ABSTRACT

World’s fairs are not the mundane space of lived reality, of work or rest (Benedict 1983: 6). They are places to ‘show off’ or to touch base in the free fall of rapid information overload. They have been key sites in which to both represent and shape global imaginations of the future. Robert Rydell’s work has focused on American Depression-era fairs, which, he has argued, ‘became cultural icons for the nation’s hopes and future’ (1993:1). Early fairs made the future present, through world-first presentations of such things as the telephone, photography, typewriters, electric lighting and ice machines – as well as being the site for the first public radio broadcast.
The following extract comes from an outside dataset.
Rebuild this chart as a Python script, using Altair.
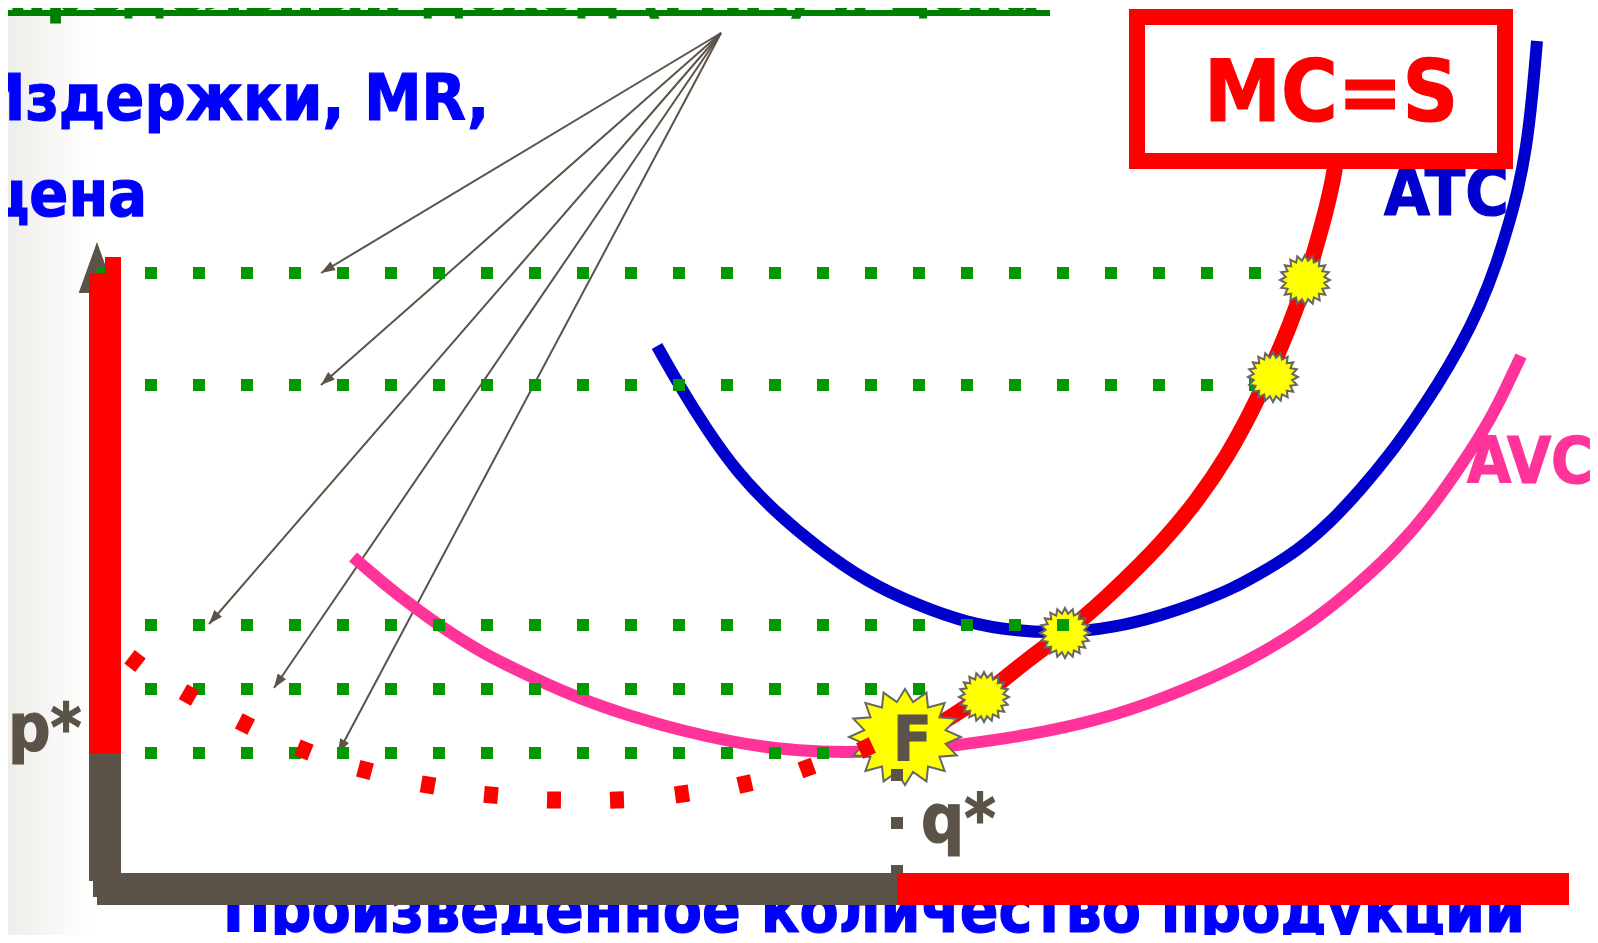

Numerous studies have recounted how such displays evoked a technological utopianism (for example, Silverman 1977). The first fairs may have tutored audiences in the consumption of rare objects and exotica (such as the Koh-i-Noor Diamond) and in the scientific might of the empires, but this expo – designed for overstimulated, easily distracted hyper-media consumers – seemed to have little interest in such considered contemplation. Relentless global media cycles and the Internet have made their impact on world’s fairs: no longer are they the prime venue for unveiling the latest innovations and technologies (Benedict 1983: 59). Rydell et al. have traced how fairs in the atomic, post-World War II age have been shaped by ‘deepening doubts about the future’ (2000: 13).